Years ago we were staying at The Tower Hotel in London. As the name suggests it is next to The Tower of London, which is a Medieval Fortress that housed the Royal Armory and still houses the Crown Jewels of England. It was built for protection, a place for the Monarch to retreat and defend themselves if they were attacked.
One morning, as usual, I was up early and went out for a walk. The Tower sits next to the River Thames, it is surrounded by a park – a perfect place for a walk. It was early enough that the London traffic was not yet awake, nor were there many other people out. As I walked around the walls, I considered what it must have been like to live inside the Tower. Though the Tower was used as a prison as late as 1952, its original purpose was a Royal residence, and a lavish one at that.

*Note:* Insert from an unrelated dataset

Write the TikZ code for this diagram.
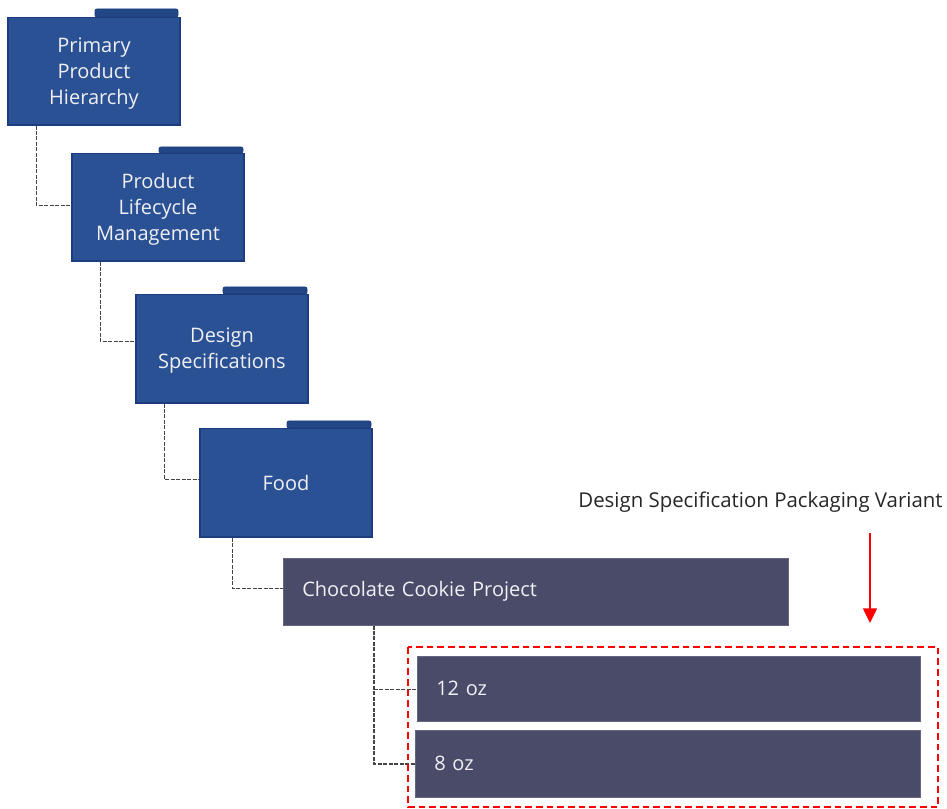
\documentclass[tikz,border=0pt]{standalone}
\usepackage{fontspec}
\setmainfont{Open Sans}
\usetikzlibrary{calc,arrows.meta}
\definecolor{folderfill}{HTML}{2B5195}
\definecolor{folderline}{HTML}{1C3C7E}
\definecolor{tabfill}{HTML}{234686}
\definecolor{slatefill}{HTML}{4A4B69}
\definecolor{linkgray}{HTML}{444444}
\definecolor{softwhite}{HTML}{F0F0F4}
\newcommand{\firstline}{\rule{0pt}{14pt}}
\tikzset{
  x=0.75pt,y=-0.75pt,
  folderbody/.style={draw=folderline,line width=0.9pt,fill=folderfill,text=softwhite,minimum width=129pt,align=center,inner sep=0pt,font=\fontsize{15pt}{19.5pt}\selectfont},
  foldertab/.style={draw=folderline,line width=0.6pt,fill=tabfill,rounded corners=1.5pt},
  slatebox/.style={fill=slatefill,draw=slatefill!85!white,line width=0.4pt,text=softwhite,anchor=north west,inner ysep=0pt,inner xsep=14.25pt,align=left,font=\fontsize{15pt}{19.5pt}\selectfont},
  linkline/.style={draw=linkgray,line width=1.1pt,dash pattern=on 3pt off 1.1pt},
  redbox/.style={draw=red,line width=1pt,dash pattern=on 5pt off 3pt},
  redarrow/.style={draw=red,line width=1.1pt,-{Triangle[length=11pt,width=10.5pt]}}
}
\begin{document}
\begin{tikzpicture}
\useasboundingbox (0,0) rectangle (947,809);
% folder tabs
\draw[foldertab] (95,17) -- (95,9) -- (178,9) -- (178,17) -- cycle;
\draw[foldertab] (159,153) -- (159,147) -- (243,147) -- (243,153) -- cycle;
\draw[foldertab] (223,294) -- (223,287) -- (307,287) -- (307,294) -- cycle;
\draw[foldertab] (287,428) -- (287,421) -- (371,421) -- (371,428) -- cycle;
% folders
\node[folderbody,minimum height=80.5pt] (f1) at (94,71.3) {\firstline Primary\\Product\\Hierarchy};
\node[folderbody,minimum height=80.5pt] (f2) at (158,207.3) {\firstline Product\\Lifecycle\\Management};
\node[folderbody,minimum height=81.25pt] (f3) at (222,348.8) {\firstline Design\\Specifications};
\node[folderbody,minimum height=81.25pt] (f4) at (286,482.8) {Food};
% slate boxes
\node[slatebox,minimum height=50.25pt,text width=350.25pt] (p) at (283,558) {Chocolate Cookie Project};
\node[slatebox,minimum height=48.75pt,text width=348.75pt] (a) at (417,656) {12 oz};
\node[slatebox,minimum height=50.25pt,text width=350.25pt] (b) at (415,730) {8 oz};
% connectors
\draw[linkline] ($(f1.south west)+(29,0)$) |- ($(f2.west)+(0,-2)$);
\draw[linkline] ($(f2.south west)+(29,0)$) |- ($(f3.west)+(0,-7.5)$);
\draw[linkline] ($(f3.south west)+(29,0)$) |- ($(f4.west)+(0,-3.5)$);
\draw[linkline] ($(f4.south west)+(33,0)$) |- ($(p.west)+(0,-3.5)$);
\coordinate (j) at ($(p.south west)+(91,64)$);
\draw[linkline] ($(p.south west)+(91,0)$) |- (b.west);
\draw[linkline] (j) -- (j -| a.west);
% callout
\coordinate (rb1) at (408,647);
\coordinate (rb2) at (938,807);
\draw[redbox] (rb1) rectangle (rb2);
\node[inner sep=0pt,text=black!85,font=\fontsize{15.3pt}{17pt}\selectfont] (lab) at (760.5,502) {Design Specification Packaging Variant};
\coordinate (as) at (870,533);
\coordinate (ae) at (870,623);
\draw[redarrow] (as) -- (ae);
\end{tikzpicture}
\end{document}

As I thought of what life would have been like in the parklike setting of moats and stone buildings, gardens and trees, as well as security from all dangers, eventually my mind began to focus more on the walls. Walls to protect you, walls that kept you safe from the enemies outside, walls that gave you security – walls that kept you in. Then it hit me, “the very walls that we build to protect us become the walls that in-prison us.” Fear builds walls, we find safety behind them, those on the other side of our walls become the adversary; outside the wall is a scary place, better to be incarcerated within our walls than to risk the perceived dangers beyond the wall. Walls may protect but they are a barrier to freedom.
This is one reason I like to travel, it breaks down walls. Prejudice is based on ignorance which leads to fear, and our fears build up walls for protection. When we travel and meet people that are different we discover that most folks in this world are pretty much the same. We all want to just do our jobs, have a place to live and food to eat, raise our kids, and have some fun along the way.
I remember that morning often, and am reminded that to really live life to the fullest you can’t hide from it. We live in a crazy world, with politics that frighten, yet I refuse to stop traveling, in fact I am motivated to travel all the more and I encourage others to travel as well. Relationships and understanding tear down walls, we need that these days.